Vaught Conjecture - Vaught's Theorem

Vaught's Theorem

Vaught proved that the number of countable models of a complete theory cannot be 2. It can be any finite number other than 2, for example:

• Any complete theory with a finite model has no countable models.
• The theories with just one countable model are the ω-categorical theories. There are many examples of these, such as the theory of an infinite set.
• Ehrenfeucht gave the following example of a theory with 3 countable models: the language has a relation ≥ and a countable number of constants c₀, c₁, ...with axioms stating that ≥ is a dense unbounded total order, and c₀< c₁<c₂... The three models differ according to whether this sequence is unbounded, or converges, or is bounded but does not converge.
• Ehrenfeucht's example can be modified to give a theory with any finite number n≥3 of model by adding n−2 unary relations P_i to the language, with axioms stating that for every x exactly one of the P_i is true, the values of y for which P_i(y) is true are dense, and P₁ is true for all c_i. Then the models for which the sequence of elements c_i converge to a limit c split into n−2 cases depending on for which i the relation P_i(c) is true.

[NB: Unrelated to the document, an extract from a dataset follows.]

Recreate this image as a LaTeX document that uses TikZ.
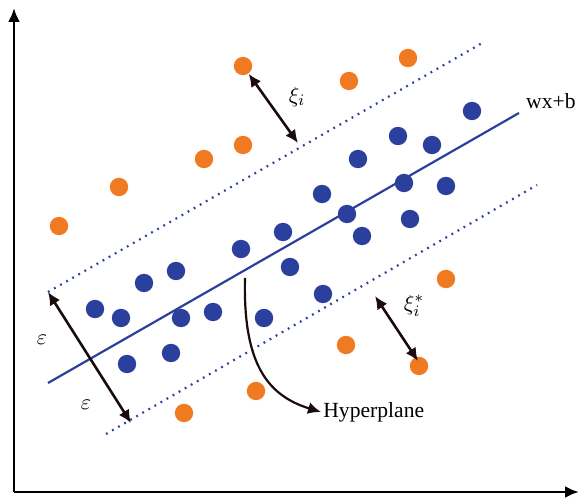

The idea of the proof of Vaught's theorem is as follows. If there are at most countably many countable models, then there is a smallest one: the atomic model, and a largest one, the saturated model, which are different if there is more than one model. If they are different, the saturated model must realize some n-type omitted by the atomic model. Then one can show that an atomic model of the theory of structures realizing this n-type (in a language expanded by finitely many constants) is a third model, not isomorphic to either the atomic or the saturated model. In the example above with 3 models, the atomic model is the one where the sequence is unbounded, the saturated model is the one where the sequence does not converge, and an example of a type not realized by the atomic model is an element greater than all elements of the sequence.